SUPPLIED DATA:
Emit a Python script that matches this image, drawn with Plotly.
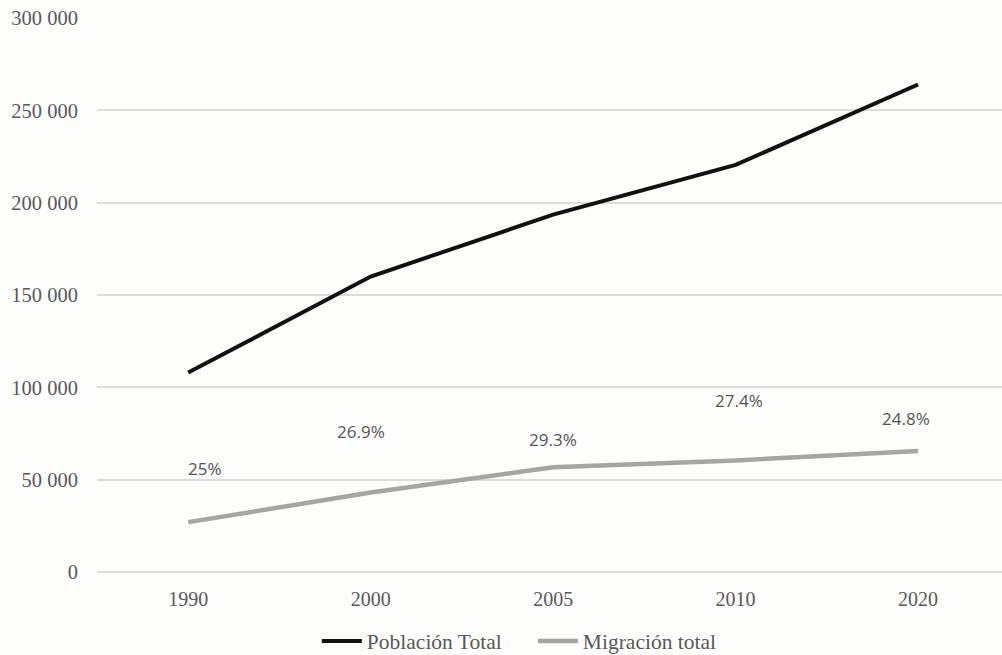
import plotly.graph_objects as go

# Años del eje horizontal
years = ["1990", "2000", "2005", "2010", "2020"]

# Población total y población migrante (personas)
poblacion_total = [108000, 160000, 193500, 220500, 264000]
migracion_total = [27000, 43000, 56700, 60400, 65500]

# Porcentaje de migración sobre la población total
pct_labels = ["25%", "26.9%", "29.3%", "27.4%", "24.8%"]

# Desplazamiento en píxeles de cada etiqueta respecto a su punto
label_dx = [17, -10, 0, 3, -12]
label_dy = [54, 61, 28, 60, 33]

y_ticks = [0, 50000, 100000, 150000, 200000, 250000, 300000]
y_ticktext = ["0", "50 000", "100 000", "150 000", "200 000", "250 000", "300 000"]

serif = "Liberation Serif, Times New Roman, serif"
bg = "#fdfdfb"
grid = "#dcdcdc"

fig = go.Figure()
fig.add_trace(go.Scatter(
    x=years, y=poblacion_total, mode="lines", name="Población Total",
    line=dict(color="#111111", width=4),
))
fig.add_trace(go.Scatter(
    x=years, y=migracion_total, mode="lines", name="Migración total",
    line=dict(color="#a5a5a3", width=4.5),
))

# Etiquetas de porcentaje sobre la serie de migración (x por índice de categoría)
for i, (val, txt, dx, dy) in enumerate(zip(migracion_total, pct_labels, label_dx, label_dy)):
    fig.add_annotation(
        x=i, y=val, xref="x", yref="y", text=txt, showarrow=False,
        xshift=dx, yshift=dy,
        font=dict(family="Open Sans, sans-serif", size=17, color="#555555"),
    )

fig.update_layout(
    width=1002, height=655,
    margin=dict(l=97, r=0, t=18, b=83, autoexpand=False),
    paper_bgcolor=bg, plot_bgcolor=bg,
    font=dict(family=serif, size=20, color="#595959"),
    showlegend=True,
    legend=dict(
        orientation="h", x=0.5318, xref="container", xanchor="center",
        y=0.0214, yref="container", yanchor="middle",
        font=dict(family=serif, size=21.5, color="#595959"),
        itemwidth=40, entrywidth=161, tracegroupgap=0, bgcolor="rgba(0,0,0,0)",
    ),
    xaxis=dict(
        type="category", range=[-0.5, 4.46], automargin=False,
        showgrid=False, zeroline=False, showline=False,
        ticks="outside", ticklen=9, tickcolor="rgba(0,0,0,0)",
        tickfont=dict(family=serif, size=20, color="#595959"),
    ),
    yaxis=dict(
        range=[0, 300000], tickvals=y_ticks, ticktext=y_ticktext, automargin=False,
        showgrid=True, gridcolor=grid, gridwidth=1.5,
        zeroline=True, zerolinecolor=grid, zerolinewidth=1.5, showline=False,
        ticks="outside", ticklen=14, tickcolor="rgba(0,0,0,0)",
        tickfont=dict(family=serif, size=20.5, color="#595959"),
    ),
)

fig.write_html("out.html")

TASK STATEMENT: Set the listing down in full and exactly. Pictures within it should not appear in the copy.

TASK OUTPUT:
Emit a Python script that matches this image, drawn with Plotly.
import plotly.graph_objects as go

# Años del eje horizontal
years = ["1990", "2000", "2005", "2010", "2020"]

# Población total y población migrante (personas)
poblacion_total = [108000, 160000, 193500, 220500, 264000]
migracion_total = [27000, 43000, 56700, 60400, 65500]

# Porcentaje de migración sobre la población total
pct_labels = ["25%", "26.9%", "29.3%", "27.4%", "24.8%"]

# Desplazamiento en píxeles de cada etiqueta respecto a su punto
label_dx = [17, -10, 0, 3, -12]
label_dy = [54, 61, 28, 60, 33]

y_ticks = [0, 50000, 100000, 150000, 200000, 250000, 300000]
y_ticktext = ["0", "50 000", "100 000", "150 000", "200 000", "250 000", "300 000"]

serif = "Liberation Serif, Times New Roman, serif"
bg = "#fdfdfb"
grid = "#dcdcdc"

fig = go.Figure()
fig.add_trace(go.Scatter(
    x=years, y=poblacion_total, mode="lines", name="Población Total",
    line=dict(color="#111111", width=4),
))
fig.add_trace(go.Scatter(
    x=years, y=migracion_total, mode="lines", name="Migración total",
    line=dict(color="#a5a5a3", width=4.5),
))

# Etiquetas de porcentaje sobre la serie de migración (x por índice de categoría)
for i, (val, txt, dx, dy) in enumerate(zip(migracion_total, pct_labels, label_dx, label_dy)):
    fig.add_annotation(
        x=i, y=val, xref="x", yref="y", text=txt, showarrow=False,
        xshift=dx, yshift=dy,
        font=dict(family="Open Sans, sans-serif", size=17, color="#555555"),
    )

fig.update_layout(
    width=1002, height=655,
    margin=dict(l=97, r=0, t=18, b=83, autoexpand=False),
    paper_bgcolor=bg, plot_bgcolor=bg,
    font=dict(family=serif, size=20, color="#595959"),
    showlegend=True,
    legend=dict(
        orientation="h", x=0.5318, xref="container", xanchor="center",
        y=0.0214, yref="container", yanchor="middle",
        font=dict(family=serif, size=21.5, color="#595959"),
        itemwidth=40, entrywidth=161, tracegroupgap=0, bgcolor="rgba(0,0,0,0)",
    ),
    xaxis=dict(
        type="category", range=[-0.5, 4.46], automargin=False,
        showgrid=False, zeroline=False, showline=False,
        ticks="outside", ticklen=9, tickcolor="rgba(0,0,0,0)",
        tickfont=dict(family=serif, size=20, color="#595959"),
    ),
    yaxis=dict(
        range=[0, 300000], tickvals=y_ticks, ticktext=y_ticktext, automargin=False,
        showgrid=True, gridcolor=grid, gridwidth=1.5,
        zeroline=True, zerolinecolor=grid, zerolinewidth=1.5, showline=False,
        ticks="outside", ticklen=14, tickcolor="rgba(0,0,0,0)",
        tickfont=dict(family=serif, size=20.5, color="#595959"),
    ),
)

fig.write_html("out.html")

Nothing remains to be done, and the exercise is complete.